--- Begin ---

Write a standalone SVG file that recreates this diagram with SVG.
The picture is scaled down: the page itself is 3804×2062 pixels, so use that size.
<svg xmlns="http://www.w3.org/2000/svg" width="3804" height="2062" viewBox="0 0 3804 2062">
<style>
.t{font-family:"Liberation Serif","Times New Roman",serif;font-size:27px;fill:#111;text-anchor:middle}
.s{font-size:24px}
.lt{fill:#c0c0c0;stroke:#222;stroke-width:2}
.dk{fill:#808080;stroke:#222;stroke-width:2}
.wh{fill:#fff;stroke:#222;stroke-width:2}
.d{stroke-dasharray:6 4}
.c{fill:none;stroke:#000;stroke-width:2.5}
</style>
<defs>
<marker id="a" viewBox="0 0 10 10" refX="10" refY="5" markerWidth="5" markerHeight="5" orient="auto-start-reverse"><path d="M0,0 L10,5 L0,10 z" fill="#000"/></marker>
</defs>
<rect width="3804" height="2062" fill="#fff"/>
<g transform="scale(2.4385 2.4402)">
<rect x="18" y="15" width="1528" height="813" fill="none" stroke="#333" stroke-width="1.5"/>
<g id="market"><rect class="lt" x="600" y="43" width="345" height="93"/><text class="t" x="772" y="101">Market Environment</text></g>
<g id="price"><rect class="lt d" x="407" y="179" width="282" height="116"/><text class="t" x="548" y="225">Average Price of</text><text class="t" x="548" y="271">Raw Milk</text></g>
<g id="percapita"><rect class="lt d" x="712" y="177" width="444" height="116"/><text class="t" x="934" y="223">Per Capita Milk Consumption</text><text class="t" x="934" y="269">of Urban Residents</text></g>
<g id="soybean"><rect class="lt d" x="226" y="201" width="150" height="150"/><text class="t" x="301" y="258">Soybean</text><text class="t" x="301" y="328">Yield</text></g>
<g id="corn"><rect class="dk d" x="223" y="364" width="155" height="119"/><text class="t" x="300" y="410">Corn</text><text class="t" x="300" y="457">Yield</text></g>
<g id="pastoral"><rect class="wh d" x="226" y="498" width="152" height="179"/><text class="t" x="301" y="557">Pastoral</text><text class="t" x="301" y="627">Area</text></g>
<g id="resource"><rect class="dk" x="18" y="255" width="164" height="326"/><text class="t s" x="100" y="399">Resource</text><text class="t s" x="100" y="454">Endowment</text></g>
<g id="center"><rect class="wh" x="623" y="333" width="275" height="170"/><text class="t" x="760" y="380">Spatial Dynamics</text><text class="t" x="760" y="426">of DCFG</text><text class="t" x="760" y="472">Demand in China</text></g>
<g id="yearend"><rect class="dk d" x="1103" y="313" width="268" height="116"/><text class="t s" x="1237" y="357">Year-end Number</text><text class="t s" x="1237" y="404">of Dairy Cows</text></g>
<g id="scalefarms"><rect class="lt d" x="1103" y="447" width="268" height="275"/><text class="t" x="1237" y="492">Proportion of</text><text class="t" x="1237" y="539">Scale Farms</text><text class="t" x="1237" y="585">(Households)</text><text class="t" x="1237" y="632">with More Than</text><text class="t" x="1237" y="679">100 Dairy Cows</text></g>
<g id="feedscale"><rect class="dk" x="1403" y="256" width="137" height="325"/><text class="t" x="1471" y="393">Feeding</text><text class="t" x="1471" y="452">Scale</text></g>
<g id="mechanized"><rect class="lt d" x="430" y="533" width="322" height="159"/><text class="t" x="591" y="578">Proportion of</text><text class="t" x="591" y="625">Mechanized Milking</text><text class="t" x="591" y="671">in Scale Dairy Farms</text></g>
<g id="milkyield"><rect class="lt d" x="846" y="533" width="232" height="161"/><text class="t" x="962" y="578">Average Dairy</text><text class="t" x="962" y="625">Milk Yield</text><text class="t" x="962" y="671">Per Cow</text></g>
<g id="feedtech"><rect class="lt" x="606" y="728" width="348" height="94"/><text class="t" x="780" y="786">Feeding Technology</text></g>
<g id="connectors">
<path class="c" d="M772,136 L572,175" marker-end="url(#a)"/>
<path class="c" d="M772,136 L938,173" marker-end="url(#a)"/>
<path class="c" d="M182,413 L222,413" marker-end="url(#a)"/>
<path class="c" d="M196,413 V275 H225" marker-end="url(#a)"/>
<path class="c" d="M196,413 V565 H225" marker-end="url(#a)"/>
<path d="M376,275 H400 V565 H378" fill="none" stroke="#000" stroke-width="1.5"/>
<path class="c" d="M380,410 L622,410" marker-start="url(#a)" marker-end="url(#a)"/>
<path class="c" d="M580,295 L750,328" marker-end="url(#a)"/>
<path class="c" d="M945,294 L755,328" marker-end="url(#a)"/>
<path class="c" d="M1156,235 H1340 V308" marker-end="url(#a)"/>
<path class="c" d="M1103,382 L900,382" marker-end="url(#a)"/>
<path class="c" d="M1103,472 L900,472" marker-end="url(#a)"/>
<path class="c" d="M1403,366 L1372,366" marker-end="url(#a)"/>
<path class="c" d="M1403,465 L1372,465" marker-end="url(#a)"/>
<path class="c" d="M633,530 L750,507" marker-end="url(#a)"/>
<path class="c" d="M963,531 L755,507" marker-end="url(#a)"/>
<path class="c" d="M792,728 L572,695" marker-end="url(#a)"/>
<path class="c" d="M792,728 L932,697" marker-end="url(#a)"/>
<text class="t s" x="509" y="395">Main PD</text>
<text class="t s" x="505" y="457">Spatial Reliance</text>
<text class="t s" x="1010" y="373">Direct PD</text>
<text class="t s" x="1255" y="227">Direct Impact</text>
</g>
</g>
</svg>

--- End ---

[Exercise]
Pick out all lines containing the string "size".

[Full answer]
The picture is scaled down: the page itself is 3804×2062 pixels, so use that size.
.t{font-family:"Liberation Serif","Times New Roman",serif;font-size:27px;fill:#111;text-anchor:middle}
.s{font-size:24px}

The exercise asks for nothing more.